Most people who employ the term “much-needed rest” rarely exercise such a thought. All I knew was the light at the end of my tunnel of grind meant my thoughts were getting cloudy, my discernment was weak, my body was tired, temptations were escalating, and my emotions were fraying. What was worse is that I could tell that my family was feeding off my own instabilities. I knew we needed a break. We had set aside some time to depart as a family (some vacation time on both ends of the much anticipated annual SBC and Pastor’s Conference – both which nourish me profoundly). This break was coming at the “perfect time.”
Like any priority in life, rest must be scheduled to be achieved. Priorities are about saying “no” more than saying “yes.” As a result, I missed one mission team departure, another’s arrival, a couple of funerals of beloved saints, and summer youth camp.
Personally, I didn’t understand the expanse of this term, “rest “- beyond simply getting some extra hours of sleep. That is, until my recent road-trip with my family (which included 3,500 miles in the same vehicle together). It may not sound restful to you, but a break from the grind of routine is refreshing.
Traditionally, such breaks for me include times of reflection, rest, and reading. This trip was no different, except for one poignant reminder: the greatest refreshment comes from saturating times with each of my boys and my wife. After all, the mission field of my home carries the weightiest responsibility while also yielding the most profound reward. Drawing away with my family is not about shopping or sight-seeing, as much as it is about savoring the moments:
– Stopping at roadside parks to enjoy sandwiches while gazing upon God’s most creative works of art,
– Re-enacting Bible stories in the car,
– Savoring the teachable moments in both spontaneous and scheduled conversations about life and Lord,
– Taking family hikes,
– Spotting all kinds of wild animals (rams, turkey, sheep, elk, deer, lizards),
– Feeding chipmunks out of your bare hands,
– Wrestling on the bed,
– Splashing in the pool,
– Building forts out of random rocks.
In many Christian circles, I hear Proverbs 11:25b quoted as a promising word of encouragement. “Those who refresh others will themselves be refreshed.” But without a plan to rest, it won’t just happen. God knew about our proclivity to burn the candle at both ends before finally answering exhaustion’s call to rest. That’s why this important discipline is the 4th commandment.
I resemble the statement that it usually takes me 2 days to finally stop thinking. But once I set aside enough time to do just that, the freedom of mental open spaces begins to ignite a rejuvenated hunger for more of My Lord and His Word. The challenge, of this most recent time of rest and reflection was to bring my family along with me. If my children can observe a relaxed temperament, if my wife can notice a calm serenity, then I can lead them to treasure the simple things as well. It’s seasons like this that remind me what’s most important every day. My daily habits of conversing with Father, being spontaneous ringleader of fun, maintaining a teachable spirit through reading good books, serving my family – these traits will impact their spiritual development more than any lecture I berate upon them.

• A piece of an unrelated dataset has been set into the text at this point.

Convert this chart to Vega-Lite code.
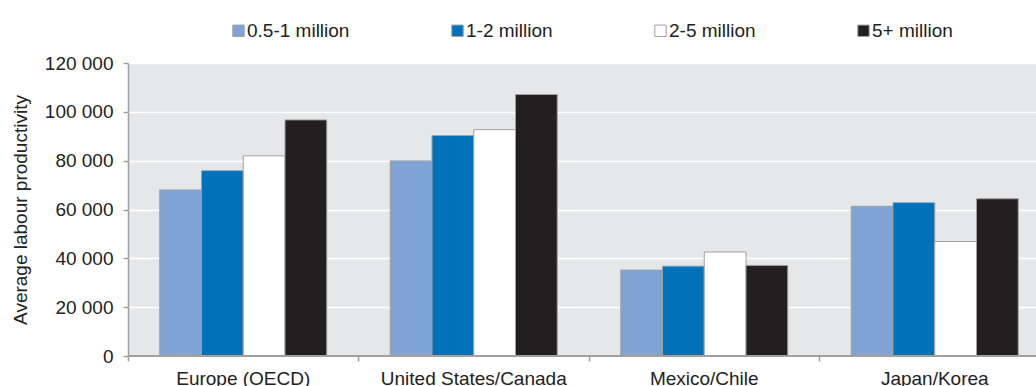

Ironically, getting away from routine does not mean that life stops. It’s life that God uses to teach us. For example, what would a road trip be without one child vomiting, one child getting ear infections, and a first for me – apparently I am prone to altitude sickness! I have learned that rest is much more wonderful than additional sleep. In fact, it may include even less sleep. Albeit, I’m very thankful when we come to Him, He will give us rest (Matthew 11:28).